Crime concerns
PCC candidates and rural vote
ELECTIONS TO determine Yorkshire’s four police and crime commissioners have been characterised by apathy since their inception in 2012. Yet the May 6 polls in North, East and South Yorkshire – and also the mayoral contest in West Yorkshire – do provide an opportunity for the public to scrutinise candidates.
After all, they won’t just be expected to implement the policies of their national party; they’ll be ultimately responsible for overseeing the policy priorities of their respective constabularies.
And this includes rural crime – the subject of renewed focus by both the NFU and Countryside Alliance as they press for non-urban areas, so often preyed upon by ‘county lines’ drugs gangs and the like, to receive the policing that law-abiding residents do still have a right to expect as taxpayers.

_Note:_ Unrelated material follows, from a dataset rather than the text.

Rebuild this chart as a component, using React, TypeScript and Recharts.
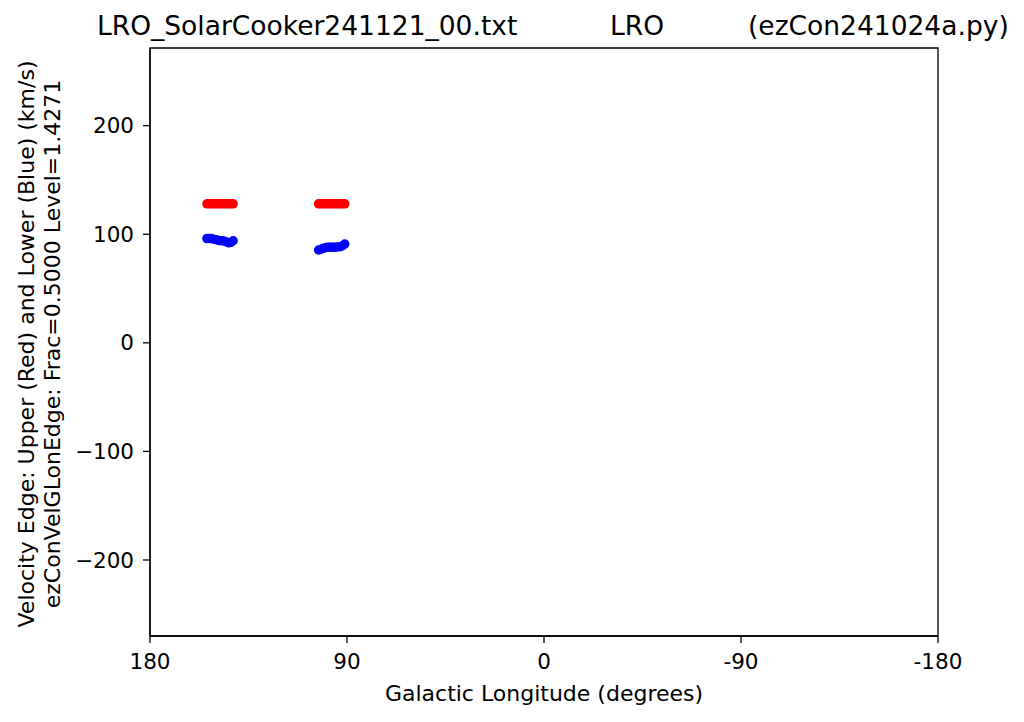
import React from "react";
import { ScatterChart, Scatter, XAxis, YAxis, ReferenceArea } from "recharts";

// galactic longitudes (deg) of the two scans
const lonsA = [154, 153, 152, 151, 150, 149, 148, 147, 146, 145, 144, 143, 142];
const lonsB = [103, 102, 101, 100, 99, 98, 97, 96, 95, 94, 93, 92, 91];

// upper velocity edge (red), km/s
const upperA = [128, 128, 128, 128, 128, 128, 128, 128, 128, 128, 128, 128, 128];
const upperB = [128, 128, 128, 128, 128, 128, 128, 128, 128, 128, 128, 128, 128];

// lower velocity edge (blue), km/s
const lowerA = [96, 96, 96, 95.5, 95, 94.5, 94, 94, 93.5, 93, 92, 92.5, 94];
const lowerB = [85.5, 86, 87, 87.5, 88, 88, 88, 88, 88, 88.5, 88.5, 89.5, 91];

const xTicks = [180, 90, 0, -90, -180];
const yTicks = [-200, -100, 0, 100, 200];
const xDomain = [-180, 180];
const yDomain = [-270, 271.5];

const toPts = (lons: number[], vals: number[]) =>
  lons.map((lon, i) => ({ lon, vel: vals[i] }));

const upperData = [...toPts(lonsA, upperA), ...toPts(lonsB, upperB)];
const lowerData = [...toPts(lonsA, lowerA), ...toPts(lonsB, lowerB)];

const FONT = "'DejaVu Sans', sans-serif";
const tickStyle = { fontSize: 21.5, fill: "#000", fontFamily: FONT };
const black = { stroke: "#000", strokeWidth: 1.3 };

const dot = (color: string) => (p: any) =>
  <circle cx={p.cx} cy={p.cy} r={4.7} fill={color} />;

const yFmt = (v: number) => (v < 0 ? "\u2212" + Math.abs(v) : String(v));

export default function App() {
  return (
    <div style={{ position: "absolute", left: 0, top: 0, width: 1024, height: 722, background: "#fff" }}>
      <ScatterChart width={1024} height={722} margin={{ top: 48, right: 86, bottom: 0, left: 0 }}>
        <XAxis
          type="number"
          dataKey="lon"
          domain={xDomain}
          reversed
          ticks={xTicks}
          tickFormatter={(v) => String(v)}
          height={86}
          tickSize={7}
          tickMargin={11}
          axisLine={black}
          tickLine={black}
          tick={tickStyle}
          allowDataOverflow
        />
        <YAxis
          type="number"
          dataKey="vel"
          domain={yDomain}
          ticks={yTicks}
          tickFormatter={yFmt}
          width={150}
          tickSize={7}
          tickMargin={9}
          axisLine={black}
          tickLine={black}
          tick={tickStyle}
          allowDataOverflow
        />
        <ReferenceArea
          x1={xDomain[1]}
          x2={xDomain[0]}
          y1={yDomain[0]}
          y2={yDomain[1]}
          fill="none"
          fillOpacity={0}
          stroke="#000"
          strokeWidth={1.3}
          ifOverflow="visible"
        />
        <Scatter data={upperData} fill="#ff0000" shape={dot("#ff0000")} isAnimationActive={false} />
        <Scatter data={lowerData} fill="#0000ff" shape={dot("#0000ff")} isAnimationActive={false} />
      </ScatterChart>
      <svg width={1024} height={722} style={{ position: "absolute", left: 0, top: 0, pointerEvents: "none" }} fontFamily={FONT}>
        <text x={97} y={35} fontSize={26.5}>LRO_SolarCooker241121_00.txt</text>
        <text x={610} y={35} fontSize={26.5}>LRO</text>
        <text x={748} y={35} fontSize={26.5}>(ezCon241024a.py)</text>
        <text x={544} y={701} fontSize={22} textAnchor="middle">Galactic Longitude (degrees)</text>
        <text x={34} y={344} fontSize={22} textAnchor="middle" transform="rotate(-90 34 344)">
          Velocity Edge: Upper (Red) and Lower (Blue) (km/s)
        </text>
        <text x={60} y={344} fontSize={22} textAnchor="middle" transform="rotate(-90 60 344)">
          ezConVelGLonEdge: Frac=0.5000 Level=1.4271
        </text>
      </svg>
    </div>
  );
}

As the NFU’s own survey points out, 60 per cent of farmers are still taking the trouble to report offences or crimes against wildlife – even though police forces do not always make this task easy for them.
Yet more than half of victims say they’re reporting crimes in the expectation that they will receive no response – an unacceptable state of affairs.

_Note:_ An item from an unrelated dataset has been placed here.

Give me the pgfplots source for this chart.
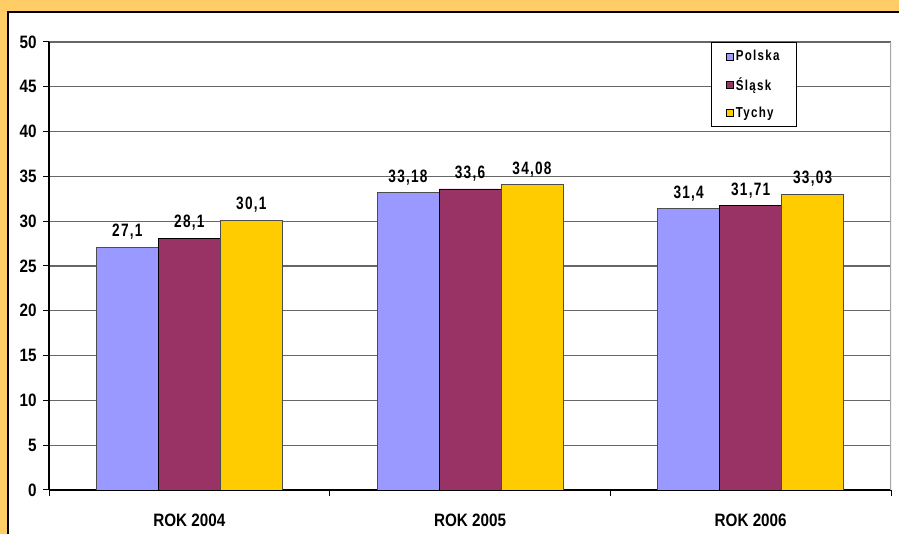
\documentclass[border=0pt]{standalone}
\usepackage{pgfplots}
\pgfplotsset{compat=1.18}
\usepackage{fontspec}
\setmainfont{Liberation Sans}
\newfontfamily\tall[FakeStretch=0.85]{Liberation Sans}
\newfontfamily\spaced[FakeStretch=0.76, LetterSpace=7]{Liberation Sans}
\newfontfamily\legfont[FakeStretch=0.8, LetterSpace=9]{Liberation Sans}
\definecolor{frameor}{HTML}{FFCC66}
\definecolor{cPol}{HTML}{9999FF}
\definecolor{cSla}{HTML}{993366}
\definecolor{cTyc}{HTML}{FFCC00}
\begin{document}
\begin{tikzpicture}[x=1bp,y=1bp]
\path[use as bounding box] (0,0) rectangle (899,534);
\fill[frameor] (0,0) rectangle (899,534);
\fill[white] (8,0) rectangle (899,522);
\draw[black, line width=1.5bp] (8,-2) -- (8,522) -- (901,522);
\begin{axis}[
    at={(49bp,44bp)}, anchor=south west,
    scale only axis, width=842bp, height=448bp,
    ybar=0pt, bar width=62bp,
    ymin=0, ymax=50, ytick={0,5,...,50},
    xmin=-0.5, xmax=2.5,
    xtick={0,1,2},
    xticklabels={ROK 2004,ROK 2005,ROK 2006},
    minor xtick={-0.5,0.5,1.5,2.5},
    major x tick style={draw=none},
    tick align=outside,
    major tick length=6bp, minor tick length=6bp,
    tick style={black, line width=1bp},
    axis x line*=bottom, axis y line*=left,
    axis line style={black, line width=1.2bp, -},
    ymajorgrids,
    grid style={black!60, line width=1.1bp},
    /pgf/number format/assume math mode=true,
    /pgf/number format/use comma,
    yticklabel style={font=\tall\bfseries\fontsize{18}{18}\selectfont, xshift=-3bp},
    xticklabel style={font=\tall\bfseries\fontsize{18}{18}\selectfont, yshift=-14bp},
    nodes near coords={\pgfmathprintnumber{\pgfplotspointmeta}},
    every node near coord/.append style={font=\spaced\bfseries\fontsize{18}{18}\selectfont, yshift=4bp, black},
    legend style={at={(0.786,1)}, anchor=north west, draw=black, line width=0.8bp,
        font=\legfont\bfseries\fontsize{14.5}{14.5}\selectfont,
        inner xsep=15bp, inner ysep=6bp, row sep=11bp},
    legend cell align=left,
    legend image code/.code={\draw[#1, draw=black, line width=0.6bp] (2bp,-3.5bp) rectangle (9bp,3.5bp);},
]
\addplot[fill=cPol, draw=black!70, line width=0.8bp] coordinates {(0,27.1) (1,33.18) (2,31.4)};
\addplot[fill=cSla, draw=black, line width=0.8bp] coordinates {(0,28.1) (1,33.6) (2,31.71)};
\addplot[fill=cTyc, draw=black!70, line width=0.8bp] coordinates {(0,30.1) (1,34.08) (2,33.03)};
\legend{Polska,Śląsk,Tychy}
\draw[black!35, line width=1.2bp] (rel axis cs:1,0) -- (rel axis cs:1,1);
\end{axis}
\end{tikzpicture}
\end{document}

However this breakdown in the relationship between the police, and public, neglects the fact that policing is at its most effective when it is a partnership with communities – whether it be inner-city areas or Yorkshire’s most rural parishes.
That’s why The Yorkshire Post, for one, looks forward to hearing from PCC candidates on how they intend to develop this partnership and, in turn, give people a positive reason to vote on May 6.